By her early teens, she was rebelling against anything and everything, especially the strict convent boarding school to which she was dispatched in an attempt to bring her to heel. One night she sneaked out of the school near Grenoble, put on heels, a dress and a full face of makeup and headed for a bar in the nearest town. She adopted a sophistication she didn’t have, calling for a financial newspaper from the barman, lighting a cigarillo with a banknote and ordering whisky.
As she walked back to the convent a car pulled up alongside her driven by a man who had been in the bar. She had recognised him as an associate of her
father. He invited her for a drink and she got into the car, where he raped her. She was 13 years old.
Reform school followed, where her strictly religious parents called in a priest to exorcise the demons they were sure inhabited her, before she
was finally sent to her sister in New York. There she found it easier to achieve the attention she’d always craved, first with Dalí, then with Warhol and the Factory. Her breakdown prompted doubts about how genuine the experience had been, realising that, having never experienced unconditional parental love, she had no yardstick with which to compare other relationships.
In her 1988 autobiography, published a year after Warhol’s death and inevitably titled Famous for 15 Minutes, she deplored the Factory depravity of which she’d been a part and condemned it as “a movement that helped lay the basis for the explosion of hardcore pornography, drug pestilence, and the Aids plague” that followed.
In the last decades of her life she concentrated on her own art, despite admitting: “I have infinite imagination, maybe I don’t have too much technique”, and exhibited regularly in New York. The September 11 attacks
affected her profoundly and much of her later work featured the palindromic Latin numerals IX and XI, nine and 11.

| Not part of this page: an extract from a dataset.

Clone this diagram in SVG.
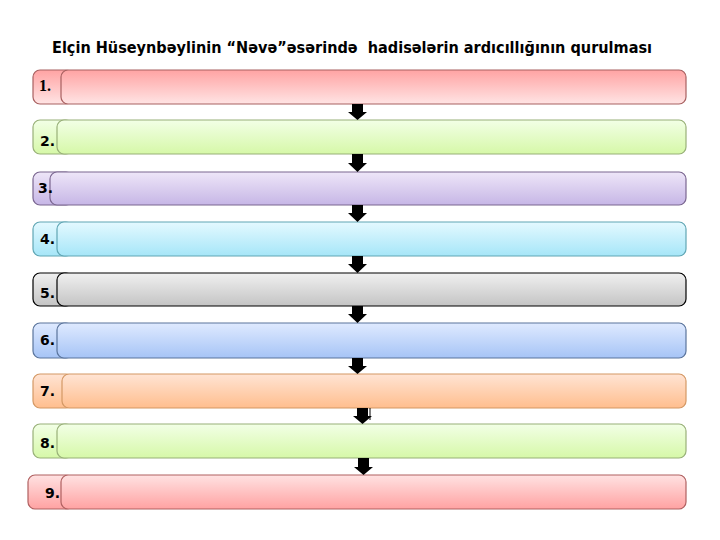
<svg xmlns="http://www.w3.org/2000/svg" width="720" height="540" viewBox="0 0 720 540">
<defs>
<linearGradient id="gRed" x1="0" y1="0" x2="0" y2="1"><stop offset="0" stop-color="#ffa3a3"/><stop offset="1" stop-color="#ffe4e4"/></linearGradient>
<linearGradient id="gRed2" x1="0" y1="0" x2="0" y2="1"><stop offset="0" stop-color="#ffe2e2"/><stop offset="1" stop-color="#ffa2a2"/></linearGradient>
<linearGradient id="gGreen" x1="0" y1="0" x2="0" y2="1"><stop offset="0" stop-color="#f2ffe6"/><stop offset="1" stop-color="#d6f8a8"/></linearGradient>
<linearGradient id="gPurple" x1="0" y1="0" x2="0" y2="1"><stop offset="0" stop-color="#eee6f8"/><stop offset="1" stop-color="#c6b6e6"/></linearGradient>
<linearGradient id="gCyan" x1="0" y1="0" x2="0" y2="1"><stop offset="0" stop-color="#e4f9ff"/><stop offset="1" stop-color="#a6e6f8"/></linearGradient>
<linearGradient id="gGray" x1="0" y1="0" x2="0" y2="1"><stop offset="0" stop-color="#f0f0f0"/><stop offset="1" stop-color="#c4c4c4"/></linearGradient>
<linearGradient id="gBlue" x1="0" y1="0" x2="0" y2="1"><stop offset="0" stop-color="#dfeaff"/><stop offset="1" stop-color="#a6c4f6"/></linearGradient>
<linearGradient id="gOrange" x1="0" y1="0" x2="0" y2="1"><stop offset="0" stop-color="#ffe4d4"/><stop offset="1" stop-color="#ffbe8e"/></linearGradient>
</defs>
<style>
.title{font-family:"DejaVu Sans",sans-serif;font-weight:bold;font-size:15px;fill:#000;white-space:pre}
.num{font-family:"DejaVu Sans",sans-serif;font-weight:bold;font-size:14px;fill:#000}
.numS{font-family:"Liberation Serif",serif;font-weight:bold;font-size:16px;fill:#000}
.arrow{fill:#000}
.red{fill:url(#gRed);stroke:#a86060;stroke-width:1.2}
.red2{fill:url(#gRed2);stroke:#b06060;stroke-width:1.2}
.green{fill:url(#gGreen);stroke:#98b078;stroke-width:1.2}
.purple{fill:url(#gPurple);stroke:#7a6690;stroke-width:1.2}
.cyan{fill:url(#gCyan);stroke:#60a6b4;stroke-width:1.2}
.gray{fill:url(#gGray);stroke:#000;stroke-width:1.2}
.blue{fill:url(#gBlue);stroke:#5a749c;stroke-width:1.2}
.orange{fill:url(#gOrange);stroke:#d49864;stroke-width:1.2}
</style>
<rect width="720" height="540" fill="#fff"/>
<text class="title" x="52" y="53" textLength="600" lengthAdjust="spacingAndGlyphs" xml:space="preserve">Elçin Hüseynbəylinin “Nəvə”əsərində  hadisələrin ardıcıllığının qurulması</text>

<g id="node1">
<rect class="red" x="33" y="70" width="40" height="34" rx="7"/>
<rect class="red" x="61" y="70" width="625" height="34" rx="7"/>
<text class="numS" x="39" y="91">1.</text>
</g>
<g id="node2">
<rect class="green" x="33" y="120" width="40" height="34" rx="7"/>
<rect class="green" x="57" y="120" width="629" height="34" rx="7"/>
<text class="num" x="40" y="146">2.</text>
</g>
<g id="node3">
<rect class="purple" x="33" y="172" width="40" height="33" rx="7"/>
<rect class="purple" x="50" y="172" width="636" height="33" rx="7"/>
<text class="num" x="38" y="193">3.</text>
</g>
<g id="node4">
<rect class="cyan" x="33" y="222" width="40" height="34" rx="7"/>
<rect class="cyan" x="57" y="222" width="629" height="34" rx="7"/>
<text class="num" x="40" y="244">4.</text>
</g>
<g id="node5">
<rect class="gray" x="33" y="273" width="40" height="33" rx="7"/>
<rect class="gray" x="57" y="273" width="629" height="33" rx="7"/>
<text class="num" x="40" y="298">5.</text>
</g>
<g id="node6">
<rect class="blue" x="33" y="323" width="40" height="35" rx="7"/>
<rect class="blue" x="57" y="323" width="629" height="35" rx="7"/>
<text class="num" x="40" y="345">6.</text>
</g>
<g id="node7">
<rect class="orange" x="33" y="374" width="40" height="34" rx="7"/>
<rect class="orange" x="62" y="374" width="624" height="34" rx="7"/>
<text class="num" x="40" y="396">7.</text>
</g>
<g id="node8">
<rect class="green" x="33" y="424" width="40" height="34" rx="7"/>
<rect class="green" x="57" y="424" width="629" height="34" rx="7"/>
<text class="num" x="40" y="448">8.</text>
</g>
<g id="node9">
<rect class="red2" x="28" y="475" width="45" height="34" rx="7"/>
<rect class="red2" x="61" y="475" width="625" height="34" rx="7"/>
<text class="num" x="45" y="498">9.</text>
</g>

<g id="connectors">
<polygon class="arrow" points="352,104 363,104 363,112 367,112 357.5,120 348,112 352,112"/>
<polygon class="arrow" points="352,154 363,154 363,163 367,163 357.5,172 348,163 352,163"/>
<polygon class="arrow" points="352,205 363,205 363,213 367,213 357.5,222 348,213 352,213"/>
<polygon class="arrow" points="352,256 363,256 363,264 367,264 357.5,273 348,264 352,264"/>
<polygon class="arrow" points="352,306 363,306 363,314 367,314 357.5,323 348,314 352,314"/>
<polygon class="arrow" points="352,358 363,358 363,366 367,366 357.5,374 348,366 352,366"/>
<polygon class="arrow" points="357,408 368,408 368,416 372,416 362.5,424 353,416 357,416"/>
<line x1="370" y1="408" x2="370" y2="420" stroke="#000" stroke-width="1"/>
<polygon class="arrow" points="358,458 369,458 369,467 373,467 363.5,475 354,467 358,467"/>
</g>
</svg>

The spirit of the Factory never truly left her, however. In 2010 she and
Warholian fellow traveller Taylor Mead were interviewed at an arts festival by a reporter who clearly had no idea who they were. Responding to questions about whose work they liked and why they were there, Collin Dufresne tossed her head and declared, “I like my own work. And we are here because we are world-famous.”